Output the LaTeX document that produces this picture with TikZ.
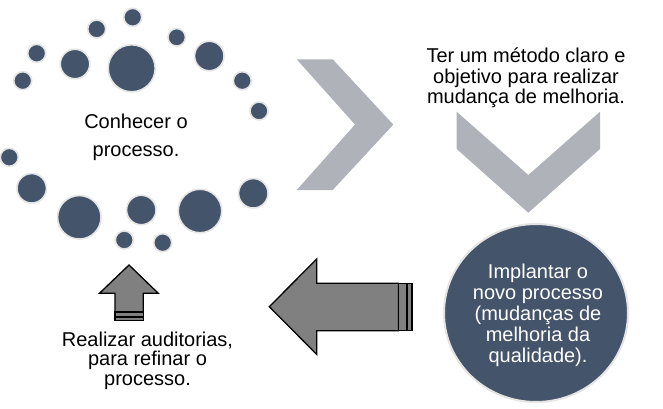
\documentclass[tikz,border=0pt]{standalone}
\usepackage{fontspec}
\setmainfont{Liberation Sans}
\usetikzlibrary{shapes.geometric}
\definecolor{circfill}{HTML}{44546A}
\definecolor{circedge}{HTML}{E4E4E4}
\definecolor{chevgray}{HTML}{AFB2B9}
\definecolor{arrgray}{HTML}{808080}
\tikzset{
  dot/.style={circle, fill=circfill, draw=circedge, line width=1.6pt, inner sep=0pt, minimum size=#1},
  chev/.style={fill=chevgray, draw=none},
  arrowbody/.style={fill=arrgray, draw=black, line width=1.3pt, line join=miter},
  stripe/.style={fill=arrgray, draw=black, line width=1.1pt},
  label/.style={inner sep=0pt, align=center, anchor=base}
}
\begin{document}
\begin{tikzpicture}[x=1pt,y=-1pt]
\useasboundingbox (0,0) rectangle (663,409);
% ring of dots
\node[dot=18pt] (d1) at (132.7,17.3) {};
\node[dot=18pt] (d2) at (96.7,29) {};
\node[dot=17.5pt] (d3) at (176.7,37.3) {};
\node[dot=18pt] (d4) at (36.7,53.3) {};
\node[dot=29.5pt] (d5) at (75,64) {};
\node[dot=47pt] (d6) at (131.7,68.3) {};
\node[dot=29.5pt] (d7) at (209.3,56) {};
\node[dot=18pt] (d8) at (22.7,80.7) {};
\node[dot=18pt] (d9) at (242.3,80.7) {};
\node[dot=18pt] (d10) at (259,111) {};
\node[dot=18pt] (d11) at (9.3,157.3) {};
\node[dot=29.5pt] (d12) at (31.7,188.3) {};
\node[dot=43.5pt] (d13) at (79.3,217.3) {};
\node[dot=29.5pt] (d14) at (141.3,210) {};
\node[dot=43.5pt] (d15) at (200,211) {};
\node[dot=29.5pt] (d16) at (253.3,193.3) {};
\node[dot=18pt] (d17) at (124.3,240) {};
\node[dot=18pt] (d18) at (162.7,242.7) {};
\node[label, font=\fontsize{20}{28.4}\selectfont] (t1) at (136,156.7) {Conhecer o\\processo.};
% right chevron
\draw[chev] (296.7,59.3) -- (332.7,59.3) -- (393.3,124.6) -- (332.7,190) -- (296.7,190) -- (355,124.6) -- cycle;
\node[label, font=\fontsize{20}{20.5}\selectfont] (t2) at (526,103.7) {Ter um método claro e\\objetivo para realizar\\mudança de melhoria.};
% down chevron
\draw[chev] (456.7,111.7) -- (528.3,175) -- (600,111.7) -- (600,149) -- (528.3,212.7) -- (456.7,149) -- cycle;
% big circle
\node[ellipse, fill=circfill, draw=circedge, line width=2pt, minimum width=184pt, minimum height=178pt, inner sep=0pt] (c) at (536,313) {};
\node[label, text=white, font=\fontsize{20}{21.1}\selectfont] (t3) at (538,362.7) {Implantar o\\novo processo\\(mudanças de\\melhoria da\\qualidade).};
% left striped arrow
\draw[arrowbody] (269.3,306.7) -- (316.7,259) -- (316.7,283.3) -- (398.5,283.3) -- (398.5,330.7) -- (316.7,330.7) -- (316.7,354.4) -- cycle;
\draw[stripe] (398.5,283.3) rectangle (406.2,330.7);
\draw[stripe] (407.8,283.3) rectangle (412,330.7);
% up striped arrow
\draw[arrowbody] (129,265) -- (158.3,293.3) -- (143.3,293.3) -- (143.3,312) -- (115,312) -- (115,293.3) -- (99.5,293.3) -- cycle;
\draw[stripe] (115,312) rectangle (143.3,316.3);
\draw[stripe] (115,317.6) rectangle (143.3,320.5);
\node[label, font=\fontsize{20}{19.2}\selectfont] (t4) at (147.5,385) {Realizar auditorias,\\para refinar o\\processo.};
\end{tikzpicture}
\end{document}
■ ■ ■ ■
INSTRUCTIONS TO FOLLOW. What is needed is an exact reproduction of the data, pictures excluded.

THE SOLUTION.
Output the LaTeX document that produces this picture with TikZ.
\documentclass[tikz,border=0pt]{standalone}
\usepackage{fontspec}
\setmainfont{Liberation Sans}
\usetikzlibrary{shapes.geometric}
\definecolor{circfill}{HTML}{44546A}
\definecolor{circedge}{HTML}{E4E4E4}
\definecolor{chevgray}{HTML}{AFB2B9}
\definecolor{arrgray}{HTML}{808080}
\tikzset{
  dot/.style={circle, fill=circfill, draw=circedge, line width=1.6pt, inner sep=0pt, minimum size=#1},
  chev/.style={fill=chevgray, draw=none},
  arrowbody/.style={fill=arrgray, draw=black, line width=1.3pt, line join=miter},
  stripe/.style={fill=arrgray, draw=black, line width=1.1pt},
  label/.style={inner sep=0pt, align=center, anchor=base}
}
\begin{document}
\begin{tikzpicture}[x=1pt,y=-1pt]
\useasboundingbox (0,0) rectangle (663,409);
% ring of dots
\node[dot=18pt] (d1) at (132.7,17.3) {};
\node[dot=18pt] (d2) at (96.7,29) {};
\node[dot=17.5pt] (d3) at (176.7,37.3) {};
\node[dot=18pt] (d4) at (36.7,53.3) {};
\node[dot=29.5pt] (d5) at (75,64) {};
\node[dot=47pt] (d6) at (131.7,68.3) {};
\node[dot=29.5pt] (d7) at (209.3,56) {};
\node[dot=18pt] (d8) at (22.7,80.7) {};
\node[dot=18pt] (d9) at (242.3,80.7) {};
\node[dot=18pt] (d10) at (259,111) {};
\node[dot=18pt] (d11) at (9.3,157.3) {};
\node[dot=29.5pt] (d12) at (31.7,188.3) {};
\node[dot=43.5pt] (d13) at (79.3,217.3) {};
\node[dot=29.5pt] (d14) at (141.3,210) {};
\node[dot=43.5pt] (d15) at (200,211) {};
\node[dot=29.5pt] (d16) at (253.3,193.3) {};
\node[dot=18pt] (d17) at (124.3,240) {};
\node[dot=18pt] (d18) at (162.7,242.7) {};
\node[label, font=\fontsize{20}{28.4}\selectfont] (t1) at (136,156.7) {Conhecer o\\processo.};
% right chevron
\draw[chev] (296.7,59.3) -- (332.7,59.3) -- (393.3,124.6) -- (332.7,190) -- (296.7,190) -- (355,124.6) -- cycle;
\node[label, font=\fontsize{20}{20.5}\selectfont] (t2) at (526,103.7) {Ter um método claro e\\objetivo para realizar\\mudança de melhoria.};
% down chevron
\draw[chev] (456.7,111.7) -- (528.3,175) -- (600,111.7) -- (600,149) -- (528.3,212.7) -- (456.7,149) -- cycle;
% big circle
\node[ellipse, fill=circfill, draw=circedge, line width=2pt, minimum width=184pt, minimum height=178pt, inner sep=0pt] (c) at (536,313) {};
\node[label, text=white, font=\fontsize{20}{21.1}\selectfont] (t3) at (538,362.7) {Implantar o\\novo processo\\(mudanças de\\melhoria da\\qualidade).};
% left striped arrow
\draw[arrowbody] (269.3,306.7) -- (316.7,259) -- (316.7,283.3) -- (398.5,283.3) -- (398.5,330.7) -- (316.7,330.7) -- (316.7,354.4) -- cycle;
\draw[stripe] (398.5,283.3) rectangle (406.2,330.7);
\draw[stripe] (407.8,283.3) rectangle (412,330.7);
% up striped arrow
\draw[arrowbody] (129,265) -- (158.3,293.3) -- (143.3,293.3) -- (143.3,312) -- (115,312) -- (115,293.3) -- (99.5,293.3) -- cycle;
\draw[stripe] (115,312) rectangle (143.3,316.3);
\draw[stripe] (115,317.6) rectangle (143.3,320.5);
\node[label, font=\fontsize{20}{19.2}\selectfont] (t4) at (147.5,385) {Realizar auditorias,\\para refinar o\\processo.};
\end{tikzpicture}
\end{document}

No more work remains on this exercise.